Given problem: Sift the material for lines containing "matplotlib", and return them.

Rows:
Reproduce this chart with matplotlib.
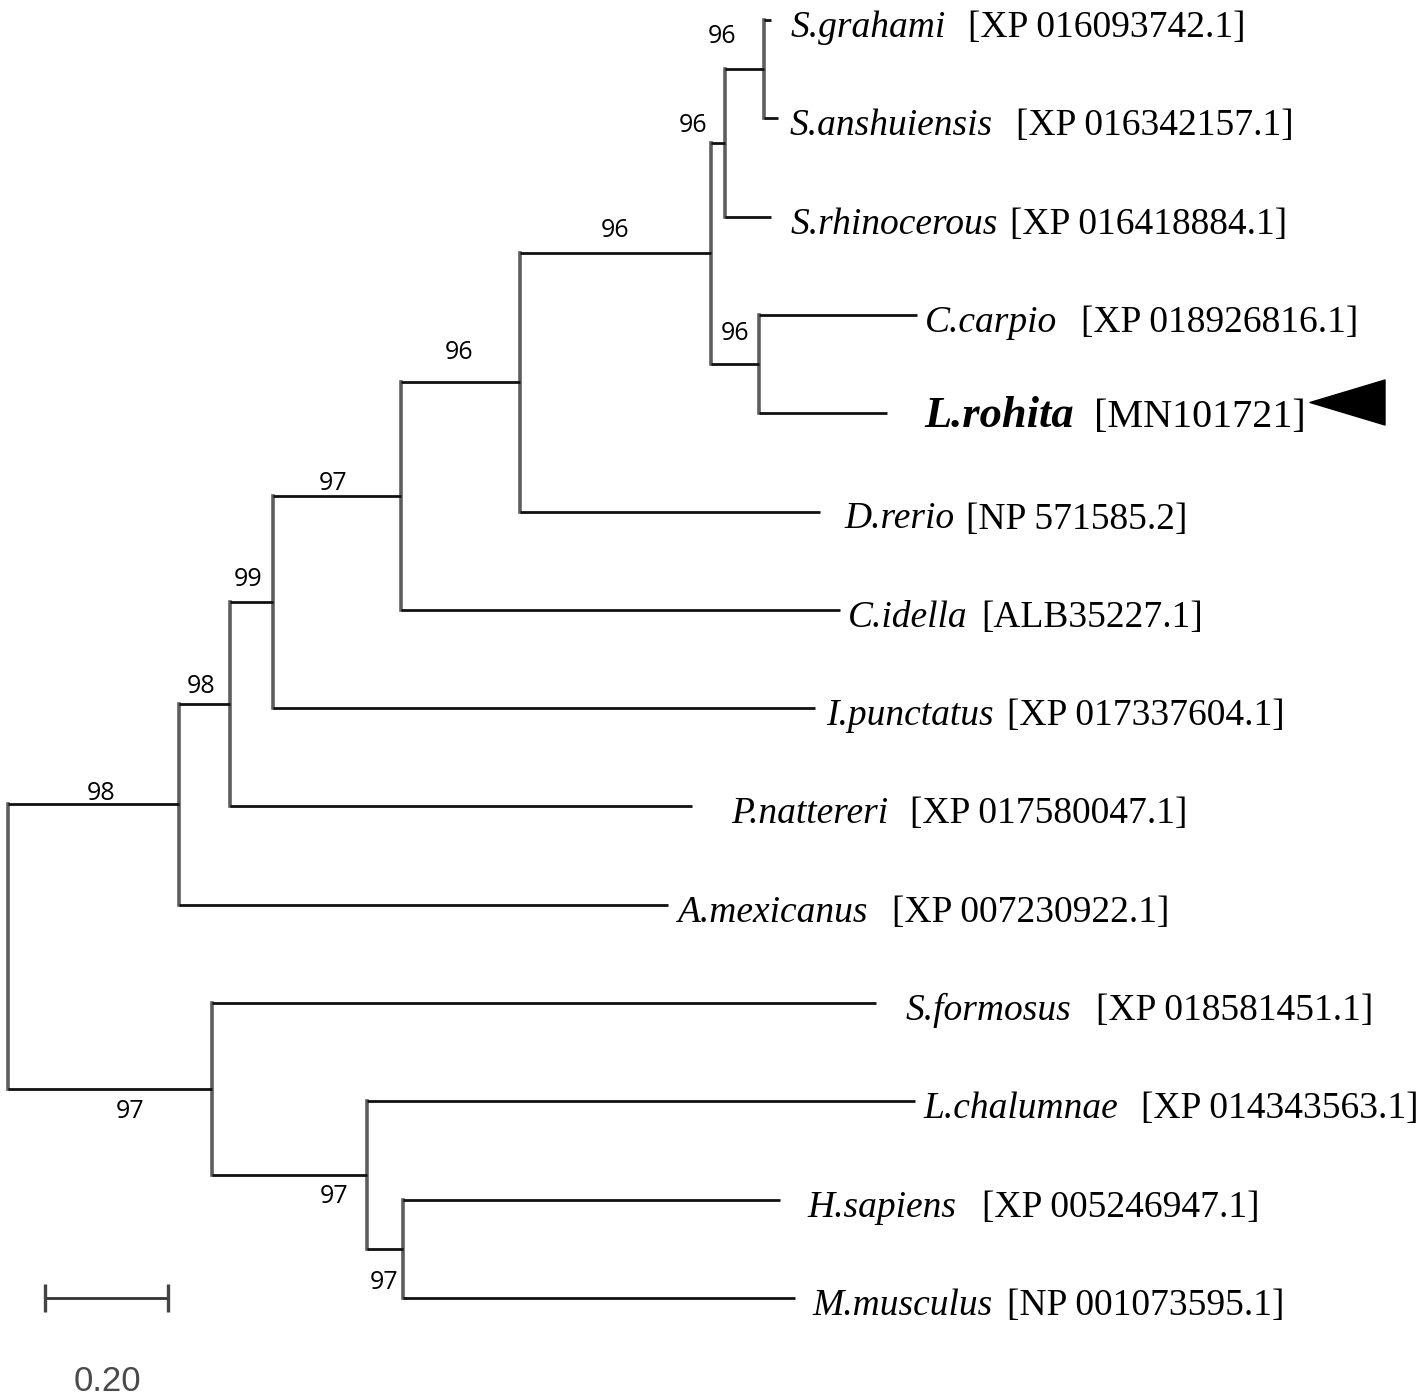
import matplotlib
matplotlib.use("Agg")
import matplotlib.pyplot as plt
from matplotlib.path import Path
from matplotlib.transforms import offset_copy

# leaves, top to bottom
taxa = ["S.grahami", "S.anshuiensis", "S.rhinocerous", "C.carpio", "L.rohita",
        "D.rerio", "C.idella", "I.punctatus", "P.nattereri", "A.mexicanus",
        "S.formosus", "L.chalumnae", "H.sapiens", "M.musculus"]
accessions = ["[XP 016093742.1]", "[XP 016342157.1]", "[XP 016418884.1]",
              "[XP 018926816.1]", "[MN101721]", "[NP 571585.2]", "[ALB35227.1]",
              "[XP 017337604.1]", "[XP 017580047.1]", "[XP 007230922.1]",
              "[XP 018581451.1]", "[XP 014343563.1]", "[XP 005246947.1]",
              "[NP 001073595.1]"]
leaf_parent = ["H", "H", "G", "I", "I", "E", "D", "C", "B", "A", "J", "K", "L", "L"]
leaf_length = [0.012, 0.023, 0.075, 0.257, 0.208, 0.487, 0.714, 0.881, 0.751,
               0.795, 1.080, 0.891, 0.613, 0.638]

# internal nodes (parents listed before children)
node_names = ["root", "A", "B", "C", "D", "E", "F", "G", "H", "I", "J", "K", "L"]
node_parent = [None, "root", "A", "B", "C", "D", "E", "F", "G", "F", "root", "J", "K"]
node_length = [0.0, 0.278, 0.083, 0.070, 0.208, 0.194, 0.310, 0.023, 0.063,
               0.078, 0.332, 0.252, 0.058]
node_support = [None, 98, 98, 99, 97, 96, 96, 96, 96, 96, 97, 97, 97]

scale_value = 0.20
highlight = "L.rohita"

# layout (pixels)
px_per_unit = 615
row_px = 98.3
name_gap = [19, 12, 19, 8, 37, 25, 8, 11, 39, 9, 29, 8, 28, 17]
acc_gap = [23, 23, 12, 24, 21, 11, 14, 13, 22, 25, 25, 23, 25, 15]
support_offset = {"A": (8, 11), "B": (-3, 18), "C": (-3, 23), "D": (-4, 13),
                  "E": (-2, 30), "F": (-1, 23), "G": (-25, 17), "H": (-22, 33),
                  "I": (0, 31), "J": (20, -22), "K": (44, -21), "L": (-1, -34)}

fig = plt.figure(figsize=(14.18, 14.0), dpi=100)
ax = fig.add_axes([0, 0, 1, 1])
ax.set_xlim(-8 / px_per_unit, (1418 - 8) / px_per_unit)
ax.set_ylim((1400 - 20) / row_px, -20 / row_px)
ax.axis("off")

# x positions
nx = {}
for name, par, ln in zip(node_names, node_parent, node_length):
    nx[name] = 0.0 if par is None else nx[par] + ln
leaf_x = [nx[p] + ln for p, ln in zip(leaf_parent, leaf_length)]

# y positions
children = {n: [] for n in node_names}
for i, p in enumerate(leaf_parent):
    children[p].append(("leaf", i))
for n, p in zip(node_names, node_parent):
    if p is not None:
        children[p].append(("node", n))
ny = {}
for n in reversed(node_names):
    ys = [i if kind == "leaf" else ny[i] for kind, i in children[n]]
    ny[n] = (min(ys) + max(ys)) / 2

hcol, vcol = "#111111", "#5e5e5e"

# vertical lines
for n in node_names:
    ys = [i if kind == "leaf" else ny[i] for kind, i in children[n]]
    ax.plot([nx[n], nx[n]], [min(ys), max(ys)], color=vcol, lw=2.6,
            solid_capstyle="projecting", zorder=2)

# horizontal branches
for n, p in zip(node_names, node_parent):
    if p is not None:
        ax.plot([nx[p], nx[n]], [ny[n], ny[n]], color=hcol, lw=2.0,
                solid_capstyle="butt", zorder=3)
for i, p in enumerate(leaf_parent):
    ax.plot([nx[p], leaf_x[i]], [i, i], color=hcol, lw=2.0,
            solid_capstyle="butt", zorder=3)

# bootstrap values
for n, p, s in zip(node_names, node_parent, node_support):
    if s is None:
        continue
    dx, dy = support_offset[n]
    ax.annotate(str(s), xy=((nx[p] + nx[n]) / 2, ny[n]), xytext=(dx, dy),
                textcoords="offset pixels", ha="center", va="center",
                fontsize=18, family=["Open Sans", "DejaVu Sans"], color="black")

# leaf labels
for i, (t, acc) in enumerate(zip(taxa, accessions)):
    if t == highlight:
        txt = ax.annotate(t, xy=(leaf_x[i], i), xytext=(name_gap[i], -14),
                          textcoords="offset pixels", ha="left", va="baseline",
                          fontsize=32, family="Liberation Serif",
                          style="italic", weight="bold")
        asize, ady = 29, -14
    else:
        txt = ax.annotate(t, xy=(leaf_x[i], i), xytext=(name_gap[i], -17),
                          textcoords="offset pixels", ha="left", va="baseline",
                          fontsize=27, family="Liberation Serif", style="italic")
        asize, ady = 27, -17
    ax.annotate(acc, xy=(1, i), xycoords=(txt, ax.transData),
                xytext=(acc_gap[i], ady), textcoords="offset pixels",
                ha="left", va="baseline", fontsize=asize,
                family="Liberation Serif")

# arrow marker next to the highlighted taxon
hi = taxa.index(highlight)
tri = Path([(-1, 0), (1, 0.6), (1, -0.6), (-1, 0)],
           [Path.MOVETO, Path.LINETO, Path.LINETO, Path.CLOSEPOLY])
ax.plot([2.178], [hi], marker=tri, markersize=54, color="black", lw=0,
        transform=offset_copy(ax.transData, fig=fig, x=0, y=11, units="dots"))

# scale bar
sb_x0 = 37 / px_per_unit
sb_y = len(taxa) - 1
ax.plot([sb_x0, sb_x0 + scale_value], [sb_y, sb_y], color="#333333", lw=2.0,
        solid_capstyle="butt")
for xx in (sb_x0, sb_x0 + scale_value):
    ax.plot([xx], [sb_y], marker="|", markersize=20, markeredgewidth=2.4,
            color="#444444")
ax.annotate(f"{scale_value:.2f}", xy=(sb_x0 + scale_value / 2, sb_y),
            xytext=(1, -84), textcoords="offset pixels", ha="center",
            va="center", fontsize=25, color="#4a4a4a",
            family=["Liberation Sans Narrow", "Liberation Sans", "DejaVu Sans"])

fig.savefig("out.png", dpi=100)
---
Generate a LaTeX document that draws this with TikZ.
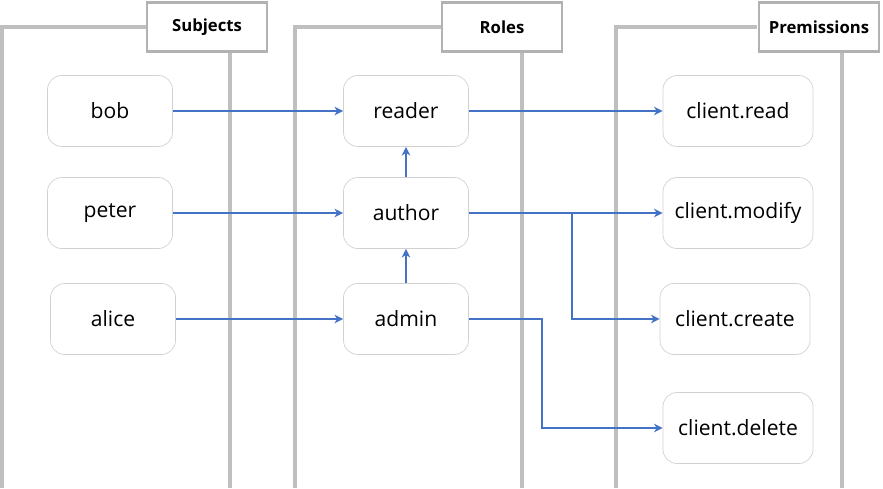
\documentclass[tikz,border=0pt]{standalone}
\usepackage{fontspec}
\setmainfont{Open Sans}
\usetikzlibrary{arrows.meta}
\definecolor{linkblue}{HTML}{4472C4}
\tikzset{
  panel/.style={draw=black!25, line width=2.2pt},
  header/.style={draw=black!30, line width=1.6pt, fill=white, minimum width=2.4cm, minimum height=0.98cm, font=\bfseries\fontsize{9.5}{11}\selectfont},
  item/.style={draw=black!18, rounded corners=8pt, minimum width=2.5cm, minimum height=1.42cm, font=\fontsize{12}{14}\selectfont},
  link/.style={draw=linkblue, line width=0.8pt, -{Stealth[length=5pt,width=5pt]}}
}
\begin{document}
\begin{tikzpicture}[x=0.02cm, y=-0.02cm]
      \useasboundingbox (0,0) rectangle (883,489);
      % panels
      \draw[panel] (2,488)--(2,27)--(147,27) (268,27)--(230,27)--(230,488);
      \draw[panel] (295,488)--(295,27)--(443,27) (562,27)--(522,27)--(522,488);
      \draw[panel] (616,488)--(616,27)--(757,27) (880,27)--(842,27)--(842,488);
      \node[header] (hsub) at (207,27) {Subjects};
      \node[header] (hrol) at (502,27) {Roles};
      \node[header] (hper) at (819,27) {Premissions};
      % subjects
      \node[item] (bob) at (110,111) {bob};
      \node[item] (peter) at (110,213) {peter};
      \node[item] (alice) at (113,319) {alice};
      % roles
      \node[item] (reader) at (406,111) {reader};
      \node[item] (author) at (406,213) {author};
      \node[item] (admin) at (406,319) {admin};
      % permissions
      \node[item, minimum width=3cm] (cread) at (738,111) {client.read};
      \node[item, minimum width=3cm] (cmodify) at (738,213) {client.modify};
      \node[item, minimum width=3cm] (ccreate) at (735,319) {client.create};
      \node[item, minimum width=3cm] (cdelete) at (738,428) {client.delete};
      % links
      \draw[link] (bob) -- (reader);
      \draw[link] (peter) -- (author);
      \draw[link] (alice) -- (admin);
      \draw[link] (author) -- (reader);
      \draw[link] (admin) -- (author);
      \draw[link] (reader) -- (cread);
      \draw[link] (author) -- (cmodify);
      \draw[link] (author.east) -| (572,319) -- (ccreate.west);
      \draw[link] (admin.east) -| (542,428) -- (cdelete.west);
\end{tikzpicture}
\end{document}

Exercise result:
Reproduce this chart with matplotlib.
import matplotlib
matplotlib.use("Agg")
import matplotlib.pyplot as plt
from matplotlib.path import Path
from matplotlib.transforms import offset_copy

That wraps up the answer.